THE HUMILIATION OF CHRIST

‘He humbled Himself.’

Php_2:8

Let me draw your attention to one or two points in the ‘humiliation’ of Christ.

I. It was all done, in the full sense, all along, that He was God’s child.—With the exception of a moment or two, He never lost the fullest conviction that His Father loved Him. It was part of Christ’s ‘humiliation’ (it was only one interruption—if it were an interruption—and that but for a moment) to doubt that He was God’s own dear Son! And you will never be really ‘humble’ until you feel, and are quite sure, that God loves you. It is no humility to doubt that. That abases God, not you.

II. Christ ‘humbled Himself’ to God before He ‘humbled Himself’ to man: the beginning of ‘humiliation’ was the consent in heaven to the Father’s will. It may be, at this moment, there is some providence which you find it very difficult to accept and to bear ‘humbly.’ Do not try first to ‘humble’ yourself to it, but go and ‘humble’ yourself to the God of the providence.
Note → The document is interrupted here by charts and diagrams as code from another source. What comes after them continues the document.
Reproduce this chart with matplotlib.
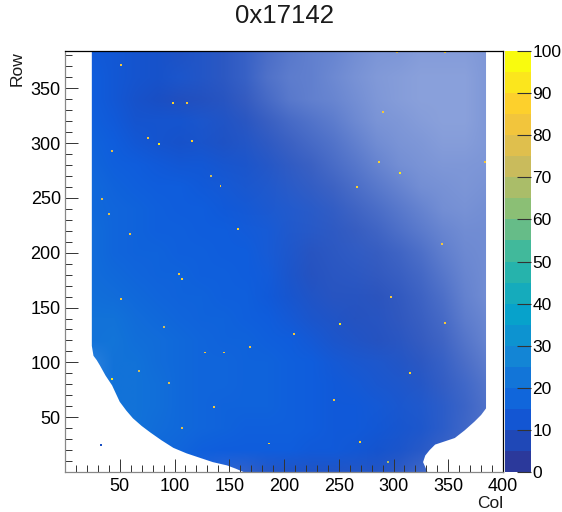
import numpy as np
import matplotlib
matplotlib.use("Agg")
import matplotlib.pyplot as plt
from matplotlib.colors import LinearSegmentedColormap, BoundaryNorm, Normalize
from matplotlib.cm import ScalarMappable
from matplotlib.patches import Polygon
from matplotlib.ticker import MultipleLocator

plt.rcParams['font.family'] = ['Liberation Sans', 'DejaVu Sans']

title = "0x17142"
x_label = "Col"
y_label = "Row"
x_ticks = [50, 100, 150, 200, 250, 300, 350, 400]
y_ticks = [50, 100, 150, 200, 250, 300, 350]
z_ticks = [0, 10, 20, 30, 40, 50, 60, 70, 80, 90, 100]
bird = ["#2B399B", "#0F5CDD", "#1481D6", "#06A4CA", "#2EB7A4",
        "#87BF77", "#D1BB59", "#FEC832", "#F9FB0E"]

grid_cols = [25, 45, 65, 85, 105, 125, 145, 165, 185, 205, 225, 245, 265, 285, 305, 325, 345, 365, 385]
grid_rows = [380, 360, 340, 320, 300, 280, 260, 240, 220, 200, 180, 160, 140, 120, 100, 80, 60, 40, 20, 0]

# mean count of the filled pixels in each region
mean_level = [
    [12, 11, 10, 9, 8, 8, 7, 7, 6, 6, 6, 6, 6, 6, 6, 6, 6, 6, 6],
    [13, 11, 10, 9, 9, 8, 7, 7, 6, 6, 6, 6, 6, 6, 6, 6, 6, 6, 6],
    [13, 11, 9, 8, 7, 7, 7, 6, 6, 6, 6, 6, 6, 6, 6, 6, 6, 6, 6],
    [14, 12, 10, 10, 10, 9, 8, 7, 6, 6, 6, 6, 6, 6, 6, 6, 6, 6, 6],
    [15, 13, 11, 10, 9, 9, 8, 8, 7, 6, 6, 6, 6, 6, 6, 6, 6, 6, 6],
    [16, 14, 13, 12, 11, 11, 10, 9, 8, 7, 6, 6, 6, 6, 6, 6, 6, 6, 6],
    [17, 15, 14, 13, 13, 12, 11, 10, 9, 8, 7, 6, 6, 6, 6, 6, 6, 6, 6],
    [17, 16, 15, 14, 13, 13, 12, 11, 10, 9, 8, 7, 6, 6, 6, 6, 6, 6, 6],
    [18, 16, 15, 14, 14, 13, 13, 12, 11, 9, 8, 7, 6, 6, 6, 6, 6, 6, 6],
    [18, 16, 15, 15, 14, 14, 13, 13, 11, 9, 7, 7, 7, 6, 6, 6, 6, 6, 6],
    [18, 17, 16, 15, 15, 14, 14, 13, 12, 9, 7, 7, 7, 6, 6, 6, 6, 6, 6],
    [19, 18, 17, 16, 15, 15, 14, 14, 12, 10, 8, 7, 7, 6, 6, 6, 6, 6, 6],
    [20, 20, 18, 17, 16, 15, 15, 14, 13, 11, 9, 8, 7, 7, 6, 6, 6, 6, 6],
    [20, 21, 19, 18, 17, 16, 15, 15, 14, 13, 11, 9, 8, 7, 7, 6, 6, 6, 6],
    [20, 20, 20, 18, 17, 16, 16, 15, 15, 14, 13, 11, 10, 9, 8, 7, 7, 6, 6],
    [18, 20, 20, 19, 17, 16, 16, 15, 15, 14, 13, 12, 11, 10, 9, 8, 7, 7, 6],
    [18, 20, 20, 19, 17, 16, 15, 15, 15, 14, 13, 12, 12, 11, 10, 9, 8, 7, 6],
    [18, 20, 20, 18, 17, 16, 15, 14, 14, 14, 13, 12, 12, 11, 10, 9, 8, 7, 6],
    [18, 20, 20, 17, 16, 14, 13, 13, 13, 13, 12, 12, 11, 10, 9, 8, 7, 6, 6],
    [18, 20, 20, 17, 14, 12, 10, 8, 8, 8, 8, 8, 8, 8, 7, 7, 6, 6, 6],
]

# fraction of pixels that are filled in each region
fill_part = [
    [1.0, 1.0, 1.0, 1.0, .98, .96, .93, .88, .80, .74, .70, .67, .62, .58, .57, .54, .54, .54, .57],
    [1.0, 1.0, 1.0, 1.0, .98, .96, .93, .88, .78, .72, .70, .65, .60, .56, .54, .52, .52, .52, .57],
    [1.0, 1.0, 1.0, 1.0, .98, .97, .95, .90, .82, .74, .70, .67, .62, .57, .54, .52, .52, .52, .57],
    [1.0, 1.0, 1.0, 1.0, 1.0, .98, .97, .94, .88, .82, .77, .72, .65, .59, .57, .54, .52, .52, .57],
    [1.0, 1.0, 1.0, 1.0, 1.0, .99, .98, .96, .92, .87, .82, .77, .70, .63, .59, .57, .54, .54, .57],
    [1.0, 1.0, 1.0, 1.0, 1.0, 1.0, .99, .98, .95, .91, .87, .81, .75, .68, .62, .59, .57, .57, .58],
    [1.0, 1.0, 1.0, 1.0, 1.0, 1.0, .99, .98, .96, .93, .90, .86, .80, .74, .68, .62, .60, .58, .60],
    [1.0, 1.0, 1.0, 1.0, 1.0, 1.0, 1.0, .99, .97, .95, .93, .90, .85, .80, .74, .68, .62, .60, .62],
    [1.0, 1.0, 1.0, 1.0, 1.0, 1.0, 1.0, .99, .98, .96, .94, .92, .89, .85, .79, .73, .67, .63, .63],
    [1.0, 1.0, 1.0, 1.0, 1.0, 1.0, 1.0, 1.0, .98, .97, .95, .93, .91, .89, .85, .79, .71, .65, .63],
    [1.0, 1.0, 1.0, 1.0, 1.0, 1.0, 1.0, 1.0, .99, .98, .96, .94, .93, .91, .88, .83, .75, .67, .63],
    [1.0, 1.0, 1.0, 1.0, 1.0, 1.0, 1.0, 1.0, 1.0, .99, .97, .95, .95, .94, .91, .86, .79, .69, .63],
    [1.0, 1.0, 1.0, 1.0, 1.0, 1.0, 1.0, 1.0, 1.0, .99, .98, .97, .96, .95, .92, .88, .82, .72, .66],
    [1.0, 1.0, 1.0, 1.0, 1.0, 1.0, 1.0, 1.0, 1.0, 1.0, .99, .98, .97, .96, .94, .90, .85, .76, .68],
    [.90, 1.0, 1.0, 1.0, 1.0, 1.0, 1.0, 1.0, 1.0, 1.0, 1.0, .99, .98, .97, .96, .93, .88, .80, .72],
    [.90, 1.0, 1.0, 1.0, 1.0, 1.0, 1.0, 1.0, 1.0, 1.0, 1.0, 1.0, .99, .98, .97, .95, .90, .84, .76],
    [.90, 1.0, 1.0, 1.0, 1.0, 1.0, 1.0, 1.0, 1.0, 1.0, 1.0, 1.0, 1.0, .99, .98, .96, .92, .86, .78],
    [.90, 1.0, 1.0, 1.0, 1.0, 1.0, 1.0, 1.0, 1.0, 1.0, 1.0, 1.0, 1.0, 1.0, .99, .97, .92, .85, .78],
    [.90, 1.0, 1.0, 1.0, 1.0, 1.0, 1.0, 1.0, 1.0, 1.0, 1.0, 1.0, 1.0, 1.0, .98, .94, .88, .82, .78],
    [.90, 1.0, 1.0, 1.0, 1.0, .95, .90, .90, .95, .97, .97, .97, .96, .96, .92, .85, .80, .78, .78],
]

# outline of the filled region
edge_cols = [24.5, 24.5, 26, 29, 32, 37, 43, 50, 56, 62, 70, 78, 88, 99, 111, 123, 135, 148, 156, 163,
             331, 327, 329, 333, 338, 347, 356, 365, 374, 380, 384.5, 384.5]
edge_rows = [384, 115, 106, 102, 97, 88, 79, 64, 56, 49, 42, 36, 29, 22, 17, 13, 9, 6, 3, 0,
             0, 9, 15, 20, 25, 28, 31, 38, 46, 52, 58, 384]

# isolated hot pixels
hot_cols = [51, 90, 43, 68, 95, 107, 104, 136, 107, 145, 128, 186, 169, 51, 40, 76, 86, 43, 34,
            116, 133, 142, 158, 59, 99, 111, 251, 298, 209, 246, 269, 295, 315, 347, 287, 306,
            267, 344, 290, 347, 303, 384, 33]
hot_rows = [158, 132, 85, 92, 81, 176, 181, 59, 40, 109, 109, 26, 114, 371, 235, 305, 299, 293, 249,
            302, 270, 261, 222, 217, 337, 337, 135, 160, 126, 66, 27, 9, 90, 136, 283, 273,
            260, 208, 328, 383, 383, 283, 25]
hot_vals = [85, 75, 95, 75, 80, 90, 85, 85, 80, 85, 85, 90, 85, 85, 80, 85, 95, 80, 80,
            90, 75, 85, 90, 85, 90, 85, 95, 85, 85, 85, 90, 70, 90, 85, 90, 95,
            90, 85, 85, 90, 80, 85, 8]

fig = plt.figure(figsize=(5.62, 5.12), dpi=100)
W, H = 562, 512
ax = fig.add_axes([65 / W, 1 - 472 / H, 438 / W, 421 / H])
cax = fig.add_axes([505 / W, 1 - 472 / H, 26 / W, 421 / H])

smooth = LinearSegmentedColormap.from_list("bird", bird, N=256)
stepped = LinearSegmentedColormap.from_list("bird20", bird, N=20)
z_norm = Normalize(0, 100)

level = np.array(mean_level, float)
fill = np.array(fill_part, float)[..., None]
rgb = smooth(z_norm(level))[..., :3]
rgb = rgb * fill + (1 - fill)

half = (grid_cols[1] - grid_cols[0]) / 2
img = ax.imshow(rgb, extent=(grid_cols[0] - half, grid_cols[-1] + half,
                             grid_rows[-1] - half, grid_rows[0] + half),
                interpolation="bilinear", aspect="auto", zorder=1)
outline = Polygon(np.column_stack([edge_cols, edge_rows]), closed=True, transform=ax.transData,
                  fc="none", ec="none")
ax.add_patch(outline)
img.set_clip_path(outline)

ax.scatter(hot_cols, hot_rows, c=hot_vals, cmap=smooth, norm=z_norm, s=2, marker="s",
           linewidths=0, zorder=2)

ax.set_xlim(0, 400)
ax.set_ylim(0, 384)
ax.set_xticks(x_ticks)
ax.set_yticks(y_ticks)
ax.xaxis.set_minor_locator(MultipleLocator(10))
ax.yaxis.set_minor_locator(MultipleLocator(10))
ax.tick_params(which="major", direction="in", length=9.5, width=0.7, labelsize=13, color="#333333", pad=3)
ax.tick_params(which="minor", direction="in", length=4.7, width=0.7, color="#333333")
ax.tick_params(axis="x", pad=4)
for s in ax.spines.values():
    s.set_linewidth(0.9)
    s.set_zorder(5)
ax.spines["left"].set_color("#888888")
ax.spines["bottom"].set_color("#888888")

bounds = np.arange(0, 101, 5)
cb = fig.colorbar(ScalarMappable(norm=BoundaryNorm(bounds, 20), cmap=stepped), cax=cax,
                  ticks=z_ticks, spacing="proportional", drawedges=False)
cb.outline.set_visible(False)
cb.ax.minorticks_off()
cb.ax.tick_params(direction="in", length=10, width=0.8, labelsize=12.5, color="#333333", pad=1)

fig.text(284 / W, 1 - 16 / H, title, ha="center", va="center", fontsize=18.5, color="#1a1a1a")
fig.text(17 / W, 1 - 51 / H, y_label, rotation=90, ha="center", va="top", fontsize=12.5, color="#1a1a1a")
fig.text(503 / W, 1 - 503 / H, x_label, ha="right", va="center", fontsize=12.5, color="#1a1a1a")

fig.savefig("out.png", dpi=100)
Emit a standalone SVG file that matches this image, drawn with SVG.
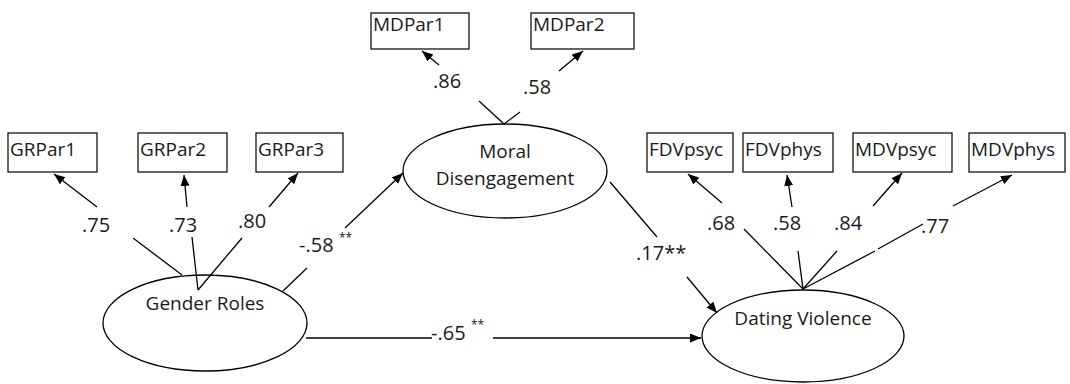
<svg xmlns="http://www.w3.org/2000/svg" width="1070" height="384" viewBox="0 0 1070 384">
<style>
.box{fill:#fff;stroke:#000;stroke-width:1.2}
.lat{fill:#fff;stroke:#000;stroke-width:1.3}
.bt{font-family:"Open Sans","DejaVu Sans",sans-serif;font-size:19px;fill:#1a1a1a}
.lt{font-family:"Open Sans","DejaVu Sans",sans-serif;font-size:19px;fill:#1a1a1a;text-anchor:middle}
.nt{font-family:"Open Sans","DejaVu Sans",sans-serif;font-size:20px;fill:#1a1a1a;text-anchor:middle}
.lb{font-family:"Open Sans","DejaVu Sans",sans-serif;font-size:20px;fill:#1a1a1a}
.sup{font-family:"Open Sans","DejaVu Sans",sans-serif;font-size:12px;fill:#1a1a1a}
.c line{stroke:#000;stroke-width:1.3;fill:none}
.a{marker-end:url(#arr)}
</style>
<defs>
<marker id="arr" markerUnits="userSpaceOnUse" markerWidth="12" markerHeight="10" refX="11" refY="4.5" orient="auto">
<path d="M0,0 L11,4.5 L0,9 z" fill="#000"/>
</marker>
</defs>
<rect width="1070" height="384" fill="#fff"/>
<g id="GRPar1"><rect class="box" x="8" y="133" width="89" height="39"/><text class="bt" x="10" y="156">GRPar1</text></g>
<g id="GRPar2"><rect class="box" x="138" y="133" width="89" height="39"/><text class="bt" x="140" y="156">GRPar2</text></g>
<g id="GRPar3"><rect class="box" x="256" y="133" width="87" height="39"/><text class="bt" x="258" y="156">GRPar3</text></g>
<g id="MDPar1"><rect class="box" x="371" y="13" width="98" height="36"/><text class="bt" x="373" y="31">MDPar1</text></g>
<g id="MDPar2"><rect class="box" x="531" y="13" width="103" height="36"/><text class="bt" x="533" y="31">MDPar2</text></g>
<g id="FDVpsyc"><rect class="box" x="647" y="133" width="86" height="39"/><text class="bt" x="649" y="156">FDVpsyc</text></g>
<g id="FDVphys"><rect class="box" x="743" y="133" width="90" height="39"/><text class="bt" x="745" y="156">FDVphys</text></g>
<g id="MDVpsyc"><rect class="box" x="853" y="133" width="99" height="39"/><text class="bt" x="855" y="156">MDVpsyc</text></g>
<g id="MDVphys"><rect class="box" x="969" y="133" width="96" height="39"/><text class="bt" x="971" y="156">MDVphys</text></g>
<g id="GenderRoles"><ellipse class="lat" cx="205" cy="323" rx="102" ry="48"/><text class="lt" x="205" y="310">Gender Roles</text></g>
<g id="MoralDisengagement"><ellipse class="lat" cx="505" cy="171" rx="102" ry="47"/><text class="lt" x="505" y="158">Moral</text><text class="lt" x="505" y="185">Disengagement</text></g>
<g id="DatingViolence"><ellipse class="lat" cx="803" cy="336" rx="101" ry="46"/><text class="lt" x="803" y="325">Dating Violence</text></g>
<g id="connectors" class="c">
<line x1="182" y1="275" x2="133" y2="238"/><line class="a" x1="97" y1="207" x2="54" y2="174"/>
<line x1="198" y1="290" x2="192" y2="237"/><line class="a" x1="187" y1="207" x2="184" y2="175"/>
<line x1="198" y1="290" x2="242" y2="238"/><line class="a" x1="269" y1="207" x2="298" y2="173"/>
<line x1="283" y1="291" x2="307" y2="268"/><line class="a" x1="345" y1="228" x2="403" y2="173"/>
<line x1="504" y1="124" x2="479" y2="101"/><line class="a" x1="439" y1="65" x2="422" y2="51"/>
<line x1="504" y1="124" x2="520" y2="112"/><line class="a" x1="559" y1="71" x2="583" y2="51"/>
<line x1="610" y1="182" x2="657" y2="237"/><line class="a" x1="687" y1="277" x2="717" y2="313"/>
<line x1="306" y1="338" x2="432" y2="338"/><line class="a" x1="493" y1="338" x2="701" y2="338"/>
<line x1="803" y1="289" x2="744" y2="229"/><line class="a" x1="722" y1="203" x2="688" y2="174"/>
<line x1="803" y1="289" x2="798" y2="251"/><line class="a" x1="792" y1="207" x2="787" y2="175"/>
<line x1="803" y1="289" x2="837" y2="251"/><line class="a" x1="873" y1="206" x2="902" y2="173"/>
<line x1="803" y1="289" x2="875" y2="251"/><line x1="878" y1="249" x2="923" y2="224"/><line class="a" x1="953" y1="206" x2="1012" y2="175"/>
</g>
<g id="labels">
<text class="nt" x="96" y="232">.75</text>
<text class="nt" x="183" y="232">.73</text>
<text class="nt" x="252" y="228">.80</text>
<text class="lb" x="299" y="252">-.58</text><text class="sup" x="339" y="242">**</text>
<text class="nt" x="447" y="88">.86</text>
<text class="nt" x="537" y="94">.58</text>
<text class="lb" x="636" y="260">.17**</text>
<text class="lb" x="431" y="340">-.65</text><text class="sup" x="471" y="329">**</text>
<text class="nt" x="721" y="230">.68</text>
<text class="nt" x="787" y="230">.58</text>
<text class="nt" x="848" y="230">.84</text>
<text class="lb" x="921" y="233">.77</text>
</g>
</svg>
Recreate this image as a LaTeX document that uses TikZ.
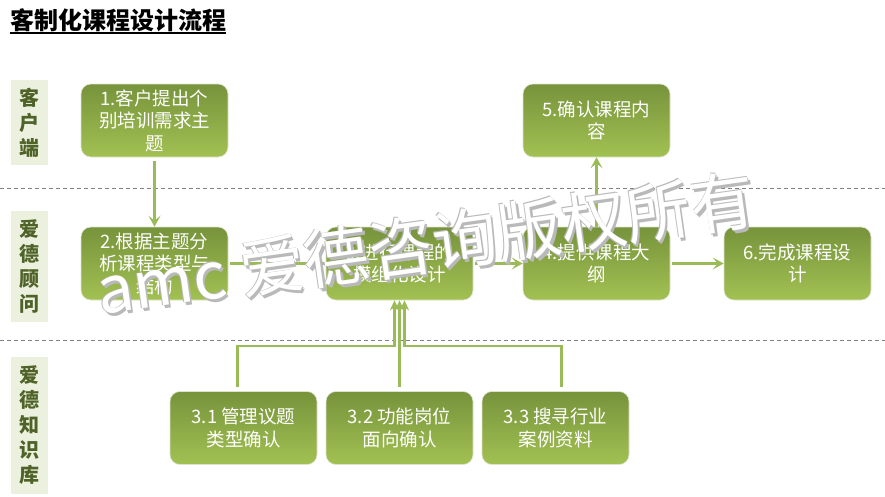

III. Christ’s ‘humility’ never paraded itself.—It never talked of itself. Once or twice He said to this effect: ‘I am among you as he that serveth.’ But that was all. Never show you are ‘humbling’ yourself. Let others discover it; but do you never exhibit it. It loses all its grace and beauty if it is once seen to be stooping. Not only the act, but the ‘humility’ which hides the act. It must hide itself from going to be proclaimed.

IV. The great ‘humiliation’ of Christ was sin.—He was perfectly and unutterably sinless. He was the immaculate Lamb of God. He could not sin. But He bore sin. He represented sin. He was treated as sin. He was the substitute for sin. ‘He was made sin for us.’ The most ‘humbling’ thing in all the world is sin, when it is felt to be sin. Pray that your sins may all turn into abasements.

V. The ‘humility’ of Jesus was always clothing itself in acts of kindness.—It is not humility without that.

Philippians 2:8

8 And being found in fashiona as a man, he humbled himself, and became obedient unto death, even the death of the cross.